• _Collected data_:
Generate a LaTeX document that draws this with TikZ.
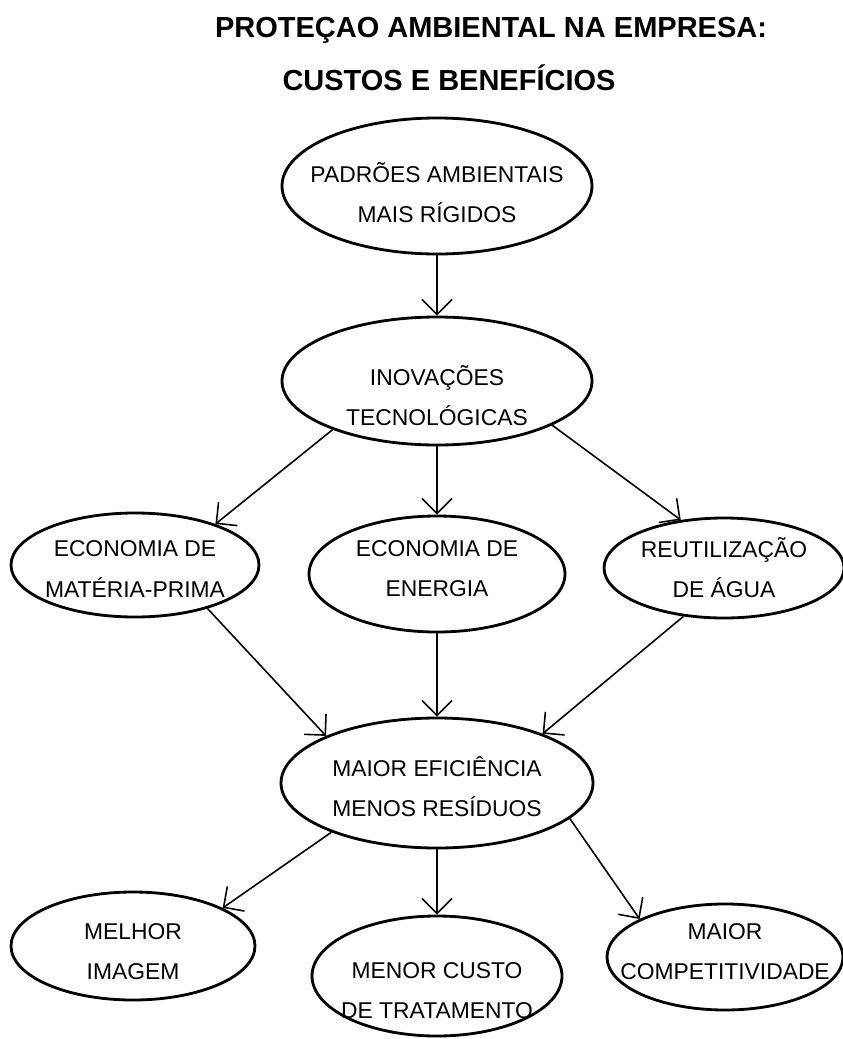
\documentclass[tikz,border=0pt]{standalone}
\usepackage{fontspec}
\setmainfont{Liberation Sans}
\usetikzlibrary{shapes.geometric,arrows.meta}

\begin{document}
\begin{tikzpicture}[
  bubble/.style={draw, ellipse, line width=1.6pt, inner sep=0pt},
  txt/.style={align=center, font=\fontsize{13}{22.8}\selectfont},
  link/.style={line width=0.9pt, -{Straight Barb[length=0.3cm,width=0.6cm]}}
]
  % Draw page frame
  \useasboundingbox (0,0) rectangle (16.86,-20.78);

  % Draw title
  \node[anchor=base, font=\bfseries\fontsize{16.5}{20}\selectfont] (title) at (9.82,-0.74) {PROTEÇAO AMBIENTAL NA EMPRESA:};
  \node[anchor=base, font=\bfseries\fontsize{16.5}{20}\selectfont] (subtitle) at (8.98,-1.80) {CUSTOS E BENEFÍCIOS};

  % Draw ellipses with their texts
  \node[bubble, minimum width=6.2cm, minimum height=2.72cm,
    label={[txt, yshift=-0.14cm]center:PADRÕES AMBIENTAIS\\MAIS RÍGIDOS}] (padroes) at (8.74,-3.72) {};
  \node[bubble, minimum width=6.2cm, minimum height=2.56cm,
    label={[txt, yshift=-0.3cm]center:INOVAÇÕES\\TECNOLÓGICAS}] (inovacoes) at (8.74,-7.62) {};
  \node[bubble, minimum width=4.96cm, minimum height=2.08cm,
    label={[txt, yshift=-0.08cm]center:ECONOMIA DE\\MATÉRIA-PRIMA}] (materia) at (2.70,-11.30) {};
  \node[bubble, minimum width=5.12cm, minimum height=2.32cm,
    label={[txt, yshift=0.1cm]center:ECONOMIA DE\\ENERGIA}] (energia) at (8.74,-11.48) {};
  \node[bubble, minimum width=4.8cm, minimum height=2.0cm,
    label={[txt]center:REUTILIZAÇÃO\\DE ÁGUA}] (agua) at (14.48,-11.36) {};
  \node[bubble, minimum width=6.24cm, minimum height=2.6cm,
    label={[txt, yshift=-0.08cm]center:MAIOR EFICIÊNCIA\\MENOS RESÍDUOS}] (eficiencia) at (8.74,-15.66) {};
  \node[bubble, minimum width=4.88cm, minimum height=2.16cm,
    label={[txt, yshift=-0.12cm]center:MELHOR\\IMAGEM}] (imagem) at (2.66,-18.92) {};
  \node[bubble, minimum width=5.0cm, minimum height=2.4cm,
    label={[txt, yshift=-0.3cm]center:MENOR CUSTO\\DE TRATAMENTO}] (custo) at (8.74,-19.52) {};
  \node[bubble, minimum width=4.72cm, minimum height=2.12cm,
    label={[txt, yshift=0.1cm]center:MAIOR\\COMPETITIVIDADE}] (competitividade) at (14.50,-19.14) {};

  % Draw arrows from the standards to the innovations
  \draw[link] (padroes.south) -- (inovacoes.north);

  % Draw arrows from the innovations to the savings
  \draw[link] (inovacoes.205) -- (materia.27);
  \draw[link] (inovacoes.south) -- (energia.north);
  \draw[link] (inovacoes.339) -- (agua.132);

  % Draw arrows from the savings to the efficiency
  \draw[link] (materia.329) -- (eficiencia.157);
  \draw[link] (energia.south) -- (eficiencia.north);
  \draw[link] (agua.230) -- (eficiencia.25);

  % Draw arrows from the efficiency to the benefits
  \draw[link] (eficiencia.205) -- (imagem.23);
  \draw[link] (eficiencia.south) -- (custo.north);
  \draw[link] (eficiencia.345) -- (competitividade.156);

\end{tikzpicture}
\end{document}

• _Work to be completed_: Copy out each line exactly, without the pictures.

• _Completed task_:
Generate a LaTeX document that draws this with TikZ.
\documentclass[tikz,border=0pt]{standalone}
\usepackage{fontspec}
\setmainfont{Liberation Sans}
\usetikzlibrary{shapes.geometric,arrows.meta}

\begin{document}
\begin{tikzpicture}[
  bubble/.style={draw, ellipse, line width=1.6pt, inner sep=0pt},
  txt/.style={align=center, font=\fontsize{13}{22.8}\selectfont},
  link/.style={line width=0.9pt, -{Straight Barb[length=0.3cm,width=0.6cm]}}
]
  % Draw page frame
  \useasboundingbox (0,0) rectangle (16.86,-20.78);

  % Draw title
  \node[anchor=base, font=\bfseries\fontsize{16.5}{20}\selectfont] (title) at (9.82,-0.74) {PROTEÇAO AMBIENTAL NA EMPRESA:};
  \node[anchor=base, font=\bfseries\fontsize{16.5}{20}\selectfont] (subtitle) at (8.98,-1.80) {CUSTOS E BENEFÍCIOS};

  % Draw ellipses with their texts
  \node[bubble, minimum width=6.2cm, minimum height=2.72cm,
    label={[txt, yshift=-0.14cm]center:PADRÕES AMBIENTAIS\\MAIS RÍGIDOS}] (padroes) at (8.74,-3.72) {};
  \node[bubble, minimum width=6.2cm, minimum height=2.56cm,
    label={[txt, yshift=-0.3cm]center:INOVAÇÕES\\TECNOLÓGICAS}] (inovacoes) at (8.74,-7.62) {};
  \node[bubble, minimum width=4.96cm, minimum height=2.08cm,
    label={[txt, yshift=-0.08cm]center:ECONOMIA DE\\MATÉRIA-PRIMA}] (materia) at (2.70,-11.30) {};
  \node[bubble, minimum width=5.12cm, minimum height=2.32cm,
    label={[txt, yshift=0.1cm]center:ECONOMIA DE\\ENERGIA}] (energia) at (8.74,-11.48) {};
  \node[bubble, minimum width=4.8cm, minimum height=2.0cm,
    label={[txt]center:REUTILIZAÇÃO\\DE ÁGUA}] (agua) at (14.48,-11.36) {};
  \node[bubble, minimum width=6.24cm, minimum height=2.6cm,
    label={[txt, yshift=-0.08cm]center:MAIOR EFICIÊNCIA\\MENOS RESÍDUOS}] (eficiencia) at (8.74,-15.66) {};
  \node[bubble, minimum width=4.88cm, minimum height=2.16cm,
    label={[txt, yshift=-0.12cm]center:MELHOR\\IMAGEM}] (imagem) at (2.66,-18.92) {};
  \node[bubble, minimum width=5.0cm, minimum height=2.4cm,
    label={[txt, yshift=-0.3cm]center:MENOR CUSTO\\DE TRATAMENTO}] (custo) at (8.74,-19.52) {};
  \node[bubble, minimum width=4.72cm, minimum height=2.12cm,
    label={[txt, yshift=0.1cm]center:MAIOR\\COMPETITIVIDADE}] (competitividade) at (14.50,-19.14) {};

  % Draw arrows from the standards to the innovations
  \draw[link] (padroes.south) -- (inovacoes.north);

  % Draw arrows from the innovations to the savings
  \draw[link] (inovacoes.205) -- (materia.27);
  \draw[link] (inovacoes.south) -- (energia.north);
  \draw[link] (inovacoes.339) -- (agua.132);

  % Draw arrows from the savings to the efficiency
  \draw[link] (materia.329) -- (eficiencia.157);
  \draw[link] (energia.south) -- (eficiencia.north);
  \draw[link] (agua.230) -- (eficiencia.25);

  % Draw arrows from the efficiency to the benefits
  \draw[link] (eficiencia.205) -- (imagem.23);
  \draw[link] (eficiencia.south) -- (custo.north);
  \draw[link] (eficiencia.345) -- (competitividade.156);

\end{tikzpicture}
\end{document}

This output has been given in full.